When he was finished, Luke motioned to the opposite chair. “Sit,” he said. “Eat. I’m starved.”
And Danny finally expelled the breath of air he had been holding for the longest time. He sank into the chair, happy to get off his wobbly legs, and they both started loading their plates with all kinds of stuff. Potato salad, ham, pickles, bread, coleslaw, cold pizza left over from a couple of days ago, cold green beans that had been in the fridge for God knows how long but didn’t stink yet so they must be okay. They ate as eighteen-year-olds always eat. With tons of enthusiasm and not a speck of conversation.
.If you have ever watched teenagers eat, then you must be nodding your head in acknowledgement of the accuracy of that moment. I know I did. In scene after scene, Inman writes realistic, goofy, brave, scared wonderful teenage boys These characters are funny, earnest, heartbreaking and always believable. And I think that’s why their case of instant love is not only acceptable but in keeping with their teenage years as well. During those years, you fall hard and fast. Love at first sight? Absolutely. A forever love found in under 5 minutes flat? You bet. Its special that first love, its mind blowing and heart pounding, it’s everything, a moment and a person people always remember. And for some, it does last forever. That’s the magic of it, when you are young everything is possible and Inman gets that too.

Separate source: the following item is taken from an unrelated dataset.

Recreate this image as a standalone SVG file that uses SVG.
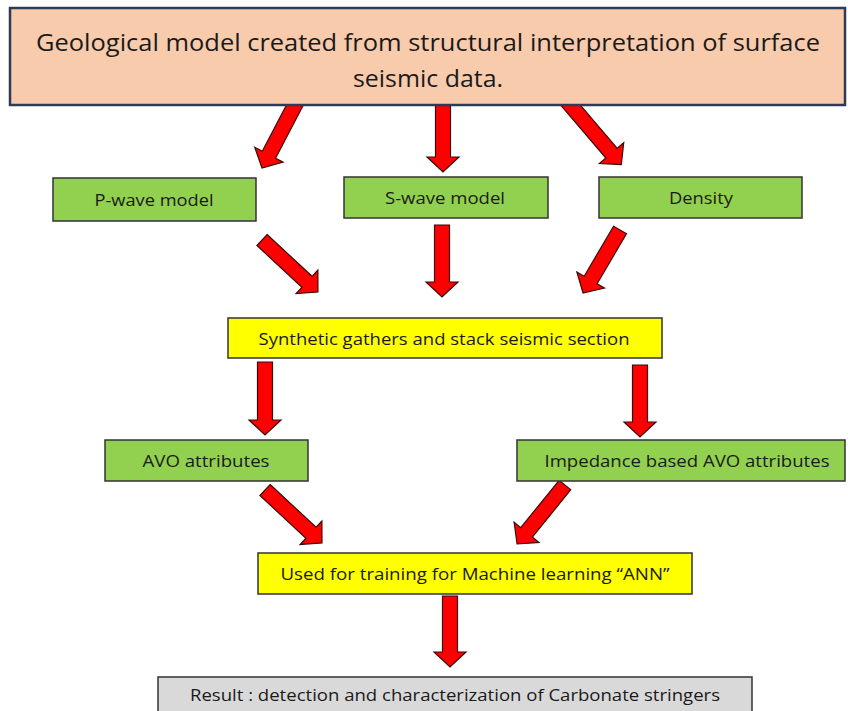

And on top of being under house arrest, being new in San Diego and living with his dad, Danny is also trying to come to grips with the fact that he is gay. Danny wants to tell his father that he is gay but like any other LGBTQ youth, Danny is having trouble saying it. He is pretty sure that his father will still love him, but that small uncertainty is holding him back. When hearing Danny’s inner monologue as he tries to summon the courage to come out to his father, you realize just how momentous this decision is and just how high the ramifications might be. One more realistic component in an already marvelous book of self realization and coming out at a young age.
True, there are some aspects of Hobbled that normally would have me rolling my eyes as the events stretch the bounds of believability (especially later on with Danny’s father). But all the good will and affection the book has built up just steamrollers over those sections, so that if you do find yourself making an eye roll or two (yeah, yeah I know), than it will be with smiles instead of incredulity. I love this book and fell hard for Danny, Luke, DeVon and Bradley and even Mrs. Trumball. I think you will too. So grab a pizza, a stick of Cover Up, a Coke, and your memories of your teenage years, buy this book and settle in for a wonderful story of young love, coming out, and oh yeah,a criminal on the loose.
Cover art by Paul Richmond is perfect for Hobbled in every way.